======== Entries supplied

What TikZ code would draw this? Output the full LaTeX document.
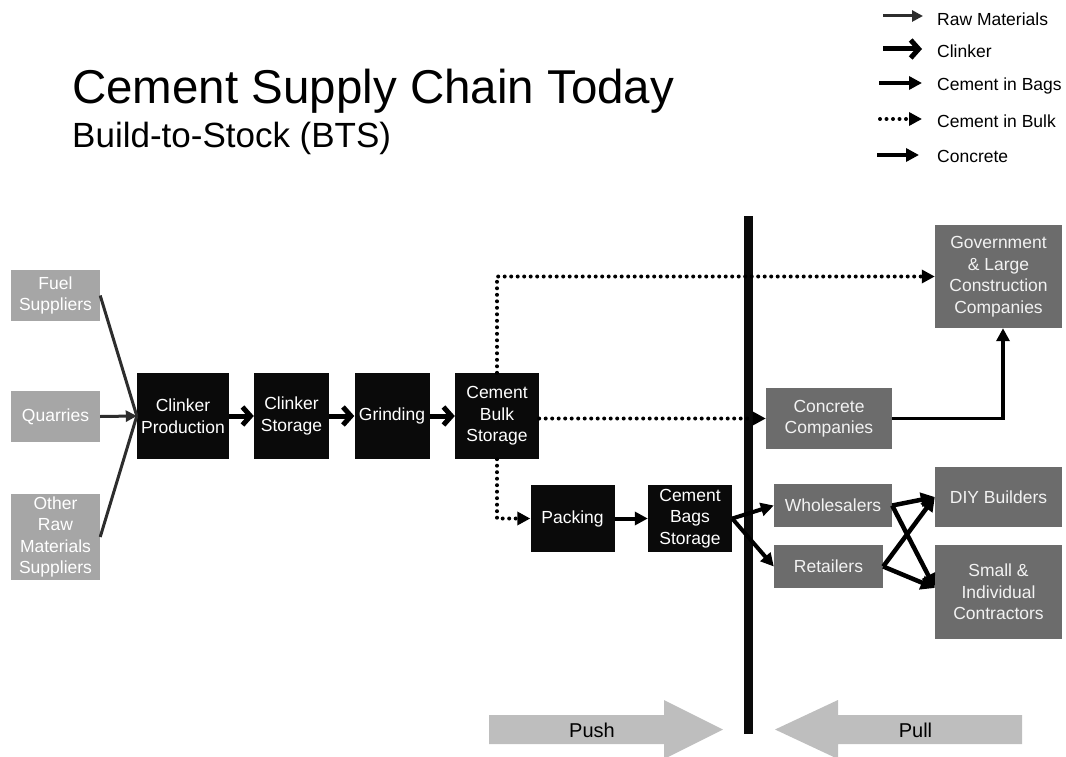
\documentclass[tikz,border=0pt]{standalone}
\usepackage{fontspec}
\setmainfont{Liberation Sans}
\usetikzlibrary{arrows.meta}
\definecolor{lightbox}{RGB}{166,166,166}
\definecolor{darkbox}{RGB}{108,108,108}
\definecolor{blackbox}{RGB}{10,10,10}
\definecolor{pushc}{RGB}{190,190,190}
\definecolor{rawc}{RGB}{45,45,45}
\tikzset{
  boxtext/.style={font=\fontsize{17.5}{21.5}\selectfont, align=center, inner sep=0pt, text=white},
  lightnode/.style={boxtext, fill=lightbox},
  darknode/.style={boxtext, fill=darkbox, text=white!95!black},
  blacknode/.style={boxtext, fill=blackbox},
  rawline/.style={draw=rawc, line width=3pt},
  rawarrow/.style={rawline, -{Triangle[length=11pt,width=11pt]}},
  clinkarrow/.style={draw=black, line width=5pt, -{Straight Barb[length=8pt,width=18pt]}},
  bagsarrow/.style={draw=black, line width=4pt, -{Triangle[length=13pt,width=13pt]}},
  crossarrow/.style={draw=black, line width=4.5pt, -{Triangle[length=14pt,width=14pt]}},
  bulkarrow/.style={draw=black, line width=4pt, dash pattern=on 0pt off 6.5pt, line cap=round, -{Triangle[length=13pt,width=13pt]}},
  concarrow/.style={draw=black, line width=3.5pt, -{Triangle[length=13pt,width=13pt]}},
  legtext/.style={font=\fontsize{17.5}{21}\selectfont, anchor=west, inner sep=0pt},
  bigarrow/.style={fill=pushc, draw=none}
}
\begin{document}
\begin{tikzpicture}[x=1pt,y=-1pt]
\useasboundingbox (0,0) rectangle (1066,757);
% Title
\node[anchor=base west, inner sep=0pt, font=\fontsize{47.5}{56}\selectfont] (title) at (72,104) {Cement Supply Chain Today};
\node[anchor=base west, inner sep=0pt, font=\fontsize{35}{42}\selectfont] (subtitle) at (72,148) {Build-to-Stock (BTS)};
% Legend
\coordinate (l1a) at (883,16); \coordinate (l1b) at (923,16);
\coordinate (l2a) at (883,49); \coordinate (l2b) at (922,49);
\coordinate (l3a) at (879,83); \coordinate (l3b) at (922,83);
\coordinate (l4a) at (880,119); \coordinate (l4b) at (922,119);
\coordinate (l5a) at (877,155); \coordinate (l5b) at (919,155);
\draw[rawarrow] (l1a) -- (l1b);
\draw[clinkarrow] (l2a) -- (l2b);
\draw[bagsarrow] (l3a) -- (l3b);
\draw[bulkarrow] (l4a) -- (l4b);
\draw[concarrow] (l5a) -- (l5b);
\node[legtext] (t1) at (937,19) {Raw Materials};
\node[legtext] (t2) at (937,51) {Clinker};
\node[legtext] (t3) at (937,86) {Cement in Bags};
\node[legtext] (t4) at (937,121) {Cement in Bulk};
\node[legtext] (t5) at (937,156) {Concrete};
% Divider bar
\fill[blackbox] (744,216) rectangle (753,734);
% Push / Pull arrows
\fill[bigarrow] (489,715) -- (664,715) -- (664,700) -- (723,729.5) -- (664,759) -- (664,744) -- (489,744) -- cycle;
\fill[bigarrow] (1022,715) -- (838,715) -- (838,700) -- (775,729.5) -- (838,759) -- (838,744) -- (1022,744) -- cycle;
\node[font=\fontsize{20}{24}\selectfont, inner sep=0pt] (push) at (592,730) {Push};
\node[font=\fontsize{20}{24}\selectfont, inner sep=0pt] (pull) at (915.5,730) {Pull};
% Supplier boxes
\node[lightnode, minimum width=89pt, minimum height=51pt] (fuel) at (55.5,295.5) {Fuel\\Suppliers};
\node[lightnode, minimum width=89pt, minimum height=51pt] (quar) at (55.5,416.5) {Quarries};
\node[lightnode, minimum width=89pt, minimum height=86pt] (other) at (55.5,537) {Other\\Raw\\Materials\\Suppliers};
% Production chain
\node[blacknode, minimum width=92pt, minimum height=86pt] (cp) at (183,416) {Clinker\\Production};
\node[blacknode, minimum width=75pt, minimum height=86pt] (cs) at (291.5,416) {Clinker\\Storage};
\node[blacknode, minimum width=75pt, minimum height=86pt] (grind) at (392,416) {Grinding};
\node[blacknode, minimum width=84pt, minimum height=86pt] (cbs) at (497,416) {Cement\\Bulk\\Storage};
\node[blacknode, minimum width=84pt, minimum height=67pt] (pack) at (572.5,518.5) {Packing};
\node[blacknode, minimum width=84pt, minimum height=67pt] (bags) at (690,518.5) {Cement\\Bags\\Storage};
% Customer boxes
\node[darknode, minimum width=126pt, minimum height=61pt] (conc) at (829,418.5) {Concrete\\Companies};
\node[darknode, minimum width=118pt, minimum height=43pt] (whole) at (833,505.5) {Wholesalers};
\node[darknode, minimum width=109pt, minimum height=43pt] (ret) at (828.5,566.5) {Retailers};
\node[darknode, minimum width=127pt, minimum height=103pt] (gov) at (998.5,276.5) {Government\\\& Large\\Construction\\Companies};
\node[darknode, minimum width=127pt, minimum height=60pt] (diy) at (998.5,497) {DIY Builders};
\node[darknode, minimum width=127pt, minimum height=94pt] (small) at (998.5,592) {Small \&\\Individual\\Contractors};
% Raw materials
\draw[rawline] (fuel.east) -- (cp.west);
\draw[rawline] (other.east) -- (cp.west);
\draw[rawarrow] (quar.east) -- (cp.west);
% Clinker
\draw[clinkarrow] (cp.east) -- (cs.west);
\draw[clinkarrow] (cs.east) -- (grind.west);
\draw[clinkarrow] (grind.east) -- (cbs.west);
% Bulk
\draw[bulkarrow] (cbs.north) |- (gov.west);
\draw[bulkarrow] (cbs.east |- conc.west) -- (conc.west);
\draw[bulkarrow] (cbs.south) |- (pack.west);
% Bags
\draw[bagsarrow] (pack.east) -- (bags.west);
\draw[bagsarrow] (bags.east) -- (whole.west);
\draw[bagsarrow] (bags.east) -- (ret.west);
\draw[crossarrow] (whole.east) -- (diy.west);
\draw[crossarrow] (whole.east) -- ([yshift=4pt]small.west);
\draw[crossarrow] (ret.east) -- (diy.west);
\draw[crossarrow] (ret.east) -- ([yshift=4pt]small.west);
% Concrete
\draw[concarrow] (conc.east) -| ([xshift=4.5pt]gov.south);
\end{tikzpicture}
\end{document}
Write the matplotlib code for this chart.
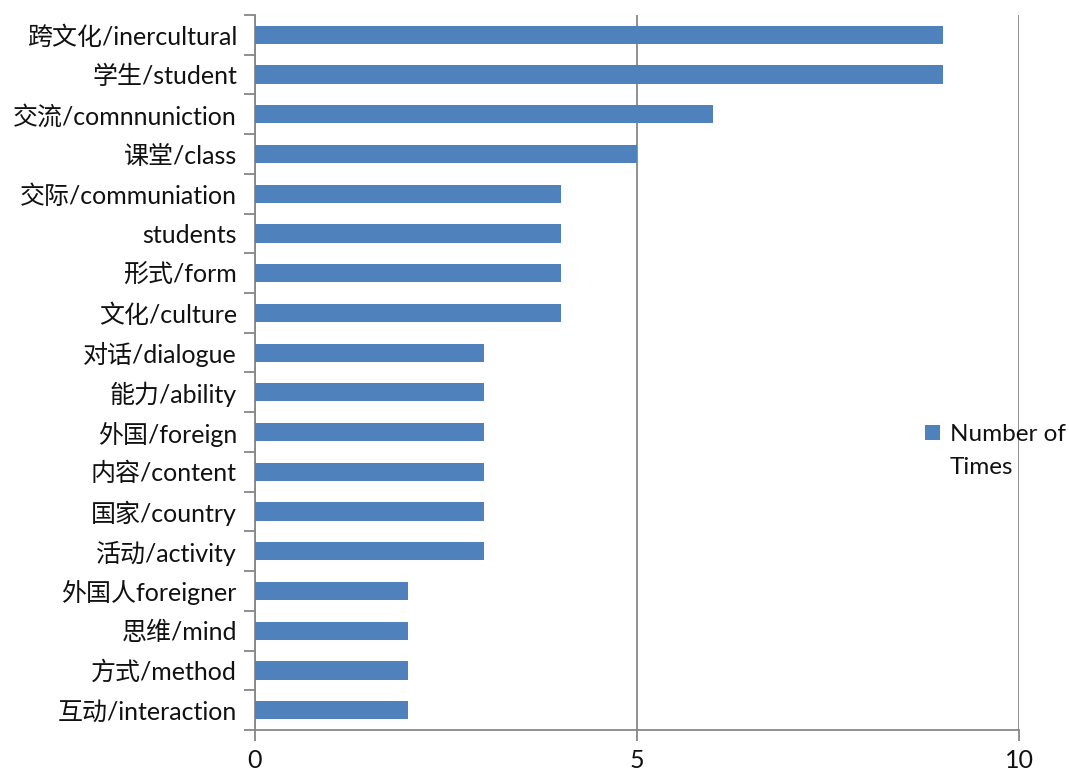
import numpy as np
import matplotlib.pyplot as plt
from matplotlib.patches import Rectangle

plt.rcParams['font.family'] = ['Lato', 'Noto Sans CJK SC', 'DejaVu Sans']

# keyword frequencies, top to bottom
keywords = ['跨文化/inercultural', '学生/student', '交流/comnnuniction', '课堂/class',
            '交际/communiation', 'students', '形式/form', '文化/culture',
            '对话/dialogue', '能力/ability', '外国/foreign', '内容/content',
            '国家/country', '活动/activity', '外国人foreigner', '思维/mind',
            '方式/method', '互动/interaction']
counts = [9, 9, 6, 5, 4, 4, 4, 4, 3, 3, 3, 3, 3, 3, 2, 2, 2, 2]
xticks = [0, 5, 10]
series_name = 'Number of\nTimes'

bar_color = '#4F81BD'
grid_color = '#878787'
text_color = '#111111'

W, H = 1069, 774
fig = plt.figure(figsize=(W / 100, H / 100), dpi=100)
ax = fig.add_axes([255 / W, 1 - 730 / H, (1019 - 255) / W, (730 - 15) / H])

y = np.arange(len(keywords))
ax.barh(y, counts, height=0.46, color=bar_color, zorder=3)
ax.set_ylim(len(keywords) - 0.5, -0.5)
ax.set_xlim(0, 10)

ax.set_yticks(y)
ax.set_yticklabels(keywords, fontsize=18, color=text_color)
ax.tick_params(axis='y', which='major', length=0, pad=13)
ax.set_yticks(np.arange(len(keywords) + 1) - 0.5, minor=True)
ax.tick_params(axis='y', which='minor', length=8, width=1.3, color=grid_color)

ax.set_xticks(xticks)
ax.set_xticklabels([str(t) for t in xticks], fontsize=18, color=text_color)
ax.tick_params(axis='x', length=8, width=1.3, color=grid_color, pad=6)

ax.grid(axis='x', color=grid_color, linewidth=1.3, zorder=0)
for side in ['top', 'right']:
    ax.spines[side].set_visible(False)
for side in ['left', 'bottom']:
    ax.spines[side].set_color(grid_color)
    ax.spines[side].set_linewidth(1.3)

# legend key: square swatch next to the wrapped series name
fig.patches.append(Rectangle((925 / W, 1 - 440 / H), 15 / W, 15 / H,
                             transform=fig.transFigure, facecolor=bar_color,
                             edgecolor='none', zorder=5))
fig.text(950 / W, 1 - 474 / H, series_name, fontsize=17.5, color=text_color,
         va='baseline', ha='left', linespacing=1.7, zorder=5)

fig.savefig('out.png', dpi=100)
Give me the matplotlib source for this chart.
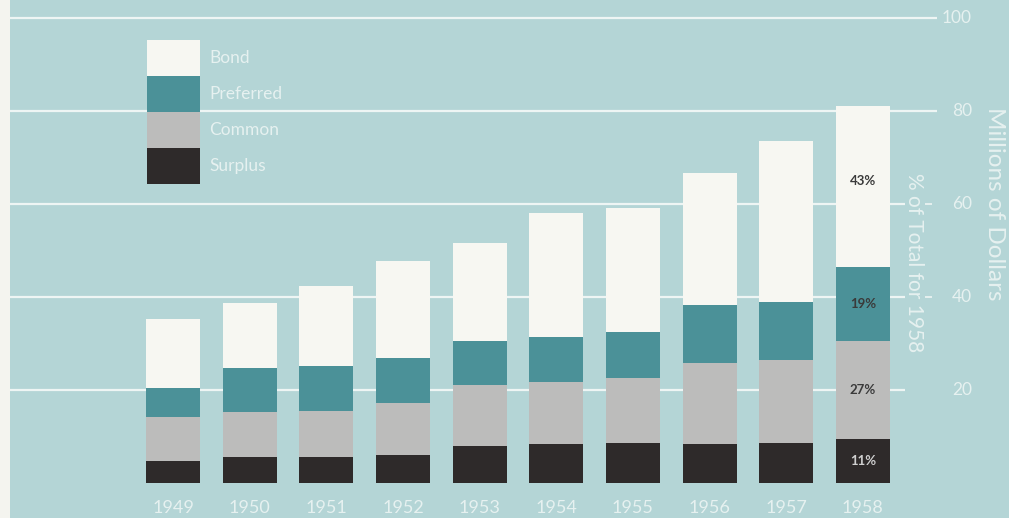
import matplotlib
matplotlib.use("Agg")
import matplotlib.pyplot as plt
from matplotlib.patches import Patch, Rectangle
import numpy as np

# ---- data ----
years = ["1949", "1950", "1951", "1952", "1953", "1954", "1955", "1956", "1957", "1958"]
surplus = [4.8, 5.5, 5.7, 6.0, 8.0, 8.4, 8.7, 8.4, 8.7, 9.5]
common = [9.3, 9.7, 9.8, 11.2, 13.2, 13.4, 13.8, 17.5, 17.8, 21.1]
preferred = [6.4, 9.6, 9.7, 9.8, 9.4, 9.6, 9.9, 12.4, 12.4, 15.9]
bond = [14.7, 14.0, 17.3, 20.8, 21.1, 26.8, 26.8, 28.5, 34.7, 34.6]
series_names = ["Surplus", "Common", "Preferred", "Bond"]
pct_1958 = ["11%", "27%", "19%", "43%"]
y_ticks = [20, 40, 60, 80, 100]

# ---- style ----
BG = "#b4d5d6"
COLORS = {"Surplus": "#2e2a2a", "Common": "#bcbcbb", "Preferred": "#4b9198", "Bond": "#f7f7f2"}
TXT = "#e6f1f0"
LINE = "#eef5f4"
plt.rcParams["font.family"] = ["Lato", "DejaVu Sans"]

W, H = 1009, 518
fig = plt.figure(figsize=(W / 100, H / 100), dpi=100)
fig.patch.set_facecolor(BG)
ax = fig.add_axes([0, 0, 1, 1])
ax.set_facecolor(BG)

# pixel layout -> data mapping
x_c0, x_step = 173.0, 76.65
y_zero, y_unit = 483.0, 4.646
px2x = lambda px: (px - x_c0) / x_step
py2y = lambda py: (y_zero - py) / y_unit
ax.set_xlim(px2x(0), px2x(W))
ax.set_ylim(py2y(H), py2y(0))
ax.axis("off")

# paper edge strip on the left
fig.patches.append(Rectangle((0, 0), 10 / W, 1, transform=fig.transFigure,
                             facecolor="#f4f4ef", edgecolor="none", zorder=0))

# gridlines
for v in y_ticks:
    xend = px2x(937) if v >= 80 else px2x(905)
    ax.hlines(v, px2x(10), xend, color=LINE, lw=1.6, zorder=1)
for v in [40, 60]:
    ax.hlines(v, px2x(925), px2x(932), color=LINE, lw=1.2, zorder=1)

# stacked bars
x = np.arange(len(years))
data = {"Surplus": surplus, "Common": common, "Preferred": preferred, "Bond": bond}
bottom = np.zeros(len(years))
for name in series_names:
    vals = np.array(data[name])
    ax.bar(x, vals, bottom=bottom, width=0.705, color=COLORS[name],
           edgecolor="none", zorder=2, label=name)
    i = len(years) - 1
    ax.text(x[i], bottom[i] + vals[i] / 2 + (1.2 if name == "Bond" else 0),
            pct_1958[series_names.index(name)], ha="center", va="center",
            fontsize=9.5, fontweight="bold",
            color="#d0d0d0" if name == "Surplus" else "#3a3a3a", zorder=3)
    bottom = bottom + vals

# year labels
for xi, yr in zip(x, years):
    ax.text(xi, py2y(508), yr, ha="center", va="center", fontsize=13,
            color=TXT)

# right-side value labels
for v in y_ticks:
    ax.text(px2x(972), v, str(v), ha="right", va="center", fontsize=12.5,
            color=TXT)

ax.text(px2x(994), py2y(204), "Millions of Dollars", rotation=-90,
        ha="center", va="center", fontsize=17.5, color=TXT)
ax.text(px2x(914), py2y(263), "% of Total for 1958", rotation=-90,
        ha="center", va="center", fontsize=15, color=TXT)

# legend
fs = 12.5
fs_px = fs * 100 / 72
hh = (36 / fs_px - 0.245) / 0.65
handles = [Patch(facecolor=COLORS[n], edgecolor="none", label=n)
           for n in reversed(series_names)]
leg = ax.legend(handles=handles, loc="upper left",
                bbox_to_anchor=(147 / W, 1 - 40 / H), frameon=False,
                borderpad=0, borderaxespad=0, labelspacing=0,
                handlelength=53 / fs_px, handleheight=hh,
                handletextpad=0.55, fontsize=fs)
for t in leg.get_texts():
    t.set_color(TXT)

fig.savefig("out.png", dpi=100, facecolor=BG)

================

# Given problem
Pictures are excluded. Repeat exactly the lines from the one containing "Write the matplotlib code for this chart." to the one containing "width=1.3, color=grid_color, pad=6)", inclusive.

# Response to the task
Write the matplotlib code for this chart.
import numpy as np
import matplotlib.pyplot as plt
from matplotlib.patches import Rectangle

plt.rcParams['font.family'] = ['Lato', 'Noto Sans CJK SC', 'DejaVu Sans']

# keyword frequencies, top to bottom
keywords = ['跨文化/inercultural', '学生/student', '交流/comnnuniction', '课堂/class',
            '交际/communiation', 'students', '形式/form', '文化/culture',
            '对话/dialogue', '能力/ability', '外国/foreign', '内容/content',
            '国家/country', '活动/activity', '外国人foreigner', '思维/mind',
            '方式/method', '互动/interaction']
counts = [9, 9, 6, 5, 4, 4, 4, 4, 3, 3, 3, 3, 3, 3, 2, 2, 2, 2]
xticks = [0, 5, 10]
series_name = 'Number of\nTimes'

bar_color = '#4F81BD'
grid_color = '#878787'
text_color = '#111111'

W, H = 1069, 774
fig = plt.figure(figsize=(W / 100, H / 100), dpi=100)
ax = fig.add_axes([255 / W, 1 - 730 / H, (1019 - 255) / W, (730 - 15) / H])

y = np.arange(len(keywords))
ax.barh(y, counts, height=0.46, color=bar_color, zorder=3)
ax.set_ylim(len(keywords) - 0.5, -0.5)
ax.set_xlim(0, 10)

ax.set_yticks(y)
ax.set_yticklabels(keywords, fontsize=18, color=text_color)
ax.tick_params(axis='y', which='major', length=0, pad=13)
ax.set_yticks(np.arange(len(keywords) + 1) - 0.5, minor=True)
ax.tick_params(axis='y', which='minor', length=8, width=1.3, color=grid_color)

ax.set_xticks(xticks)
ax.set_xticklabels([str(t) for t in xticks], fontsize=18, color=text_color)
ax.tick_params(axis='x', length=8, width=1.3, color=grid_color, pad=6)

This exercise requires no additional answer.